National unity a Northern yawn
Little public interest in Calgary declaration

by Ian Elliot
Northern News Services

NNSL (Dec 01/97) - The topic of Canadian unity is not exactly setting the North on fire.

Territorial MLAs will meet tomorrow for a special session to discuss where Quebec fits into Canada and how Northerners and aboriginal organizations fit into the framework. They have been soliciting public input to guide their discussions, but response has been tepid.

A well-advertised public meeting last week in Yellowknife hosted by the city's MLAs drew only seven people to the legislature building on Tuesday.

In many other areas of the Arctic, there has been no public discussion at all, and it does not seem to have been missed.

"We have 200 people living here and 100 of them are school-age children," said Resolute's senior administrative officer, Dan Leaman. "You could have a meeting here and the only person who would show up is the person who organized it. Maybe."

Like other communities, Resolute got a pile of brochures to distribute to residents, who also got them in the mail when it was running. Most of them have sat untouched.

"It's been sort of a ho-hum thing here," he said of the unity initiative.

"I think everyone's had enough," said Tuktoyaktuk Mayor Eddie Dillon, who observed that every federal initiative concerning national unity already reaches out to Quebec to try and convince them to stay.
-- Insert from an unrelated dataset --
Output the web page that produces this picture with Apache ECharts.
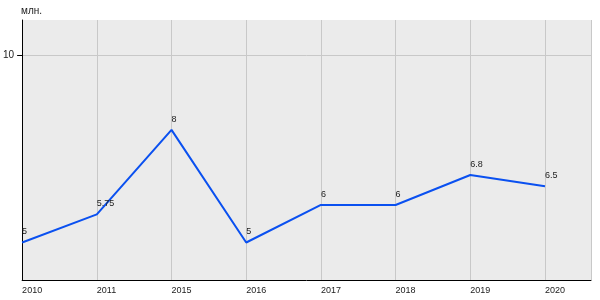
<!DOCTYPE html>
<html><head><meta charset="utf-8">
<script src="https://cdn.jsdelivr.net/npm/echarts@6/dist/echarts.min.js"></script>
<style>html,body{margin:0;padding:0;background:#fff}#c{width:600px;height:300px}</style>
</head><body><div id="c"></div>
<script>
var categories = ['2010','2011','2015','2016','2017','2018','2019','2020'];
var values = [5, 5.75, 8, 5, 6, 6, 6.8, 6.5];
var yTicks = [10];
var unitLabel = 'млн.';

var data = values.map(function(v,i){return [i, v];});
var chart = echarts.init(document.getElementById('c'), null, {renderer:'canvas'});
chart.setOption({
  animation:false,
  textStyle:{fontFamily:'Liberation Sans, Arial, sans-serif'},
  grid:{left:22,right:9,top:20,bottom:20,show:true,backgroundColor:'#ebebeb',borderWidth:0},
  graphic:[{type:'text',left:21,top:6,style:{text:unitLabel,fontSize:10,fill:'#222',fontFamily:'Liberation Sans, Arial, sans-serif'}}],
  xAxis:{type:'value',min:0,max:7.616,interval:1,
    axisLine:{show:true,lineStyle:{color:'#000',width:1}},
    axisTick:{show:false},
    splitLine:{show:true,lineStyle:{color:'#c8c8c8',width:1}},
    axisLabel:{show:true,align:'left',margin:6,fontSize:9,color:'#222',
      showMaxLabel:false,
      formatter:function(v){var i=Math.round(v);return (Math.abs(v-i)<1e-6&&categories[i])?categories[i]:'';}}
  },
  yAxis:{type:'value',min:4,max:10.93,
    axisLine:{show:true,lineStyle:{color:'#000',width:1}},
    axisTick:{show:true,length:5,customValues:yTicks,lineStyle:{color:'#000'}},
    axisLabel:{show:true,customValues:yTicks,fontSize:10,color:'#222',margin:8},
    splitLine:{show:true,lineStyle:{color:'#c8c8c8',width:1}}
  },
  series:[{type:'line',data:data,symbol:'circle',symbolSize:2,showSymbol:true,
    itemStyle:{color:'rgba(0,0,0,0)',borderWidth:0},
    lineStyle:{color:'#0a50f0',width:2},
    label:{show:true,position:'top',distance:5,offset:[0,0],fontSize:9,color:'#222',
      formatter:function(p){return String(p.value[1]);},
      rich:{}}
  }]
});
// shift labels to be left-aligned at point
chart.setOption({series:[{label:{align:'left'}}]});
</script></body></html>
The message now being drafted by the premiers has been sent, he said, and it is time to move on.

"People are wondering why would we spend more energy convincing someone who wants to leave not to leave."

The No. 1 concern in his region is jobs, especially with division looming, he said, and the popular feeling is that politicians should be focusing on employment.

One of the Yellowknife MLAs who hosted last week's meeting says that issues such as government cutbacks, Nunavut division and the development of a new constitution for the western Arctic all seem more immediate than the Quebec question, but the latter is as important.

"National unity is one of those issues that don't seem to affect people immediately," Jake Ootes said.

A number of people had expressed their thoughts on the issue to him personally or set them down in writing, he said, rather than giving up an evening to attend a meeting.

Other commentators have said that the country has been in a state of constitutional fatigue since the last Quebec referendum, with even the Quebec saying it wanted to put sovereignty aside for a while to concentrate on the province's economy.

Still, elected officials all stress the importance of the issues being discussed, even if the public hasn't caught the fever.

Bertha Lennie, mayor of Tulita, said Northerners may be more familiar with the effects of separation than anyone else in Canada.

"We're going through the same sort of preparation with the Western and Eastern Arctics and we're losing the unity we used to have."

She also noted that Northeners are keenly aware of the problems inherent when two or more bodies claim their own governance, as happens in communities where there is an elected council and one or more tribal councils.

"Separation is not the answer. It causes a lot of division, prejudice, that sort of thing."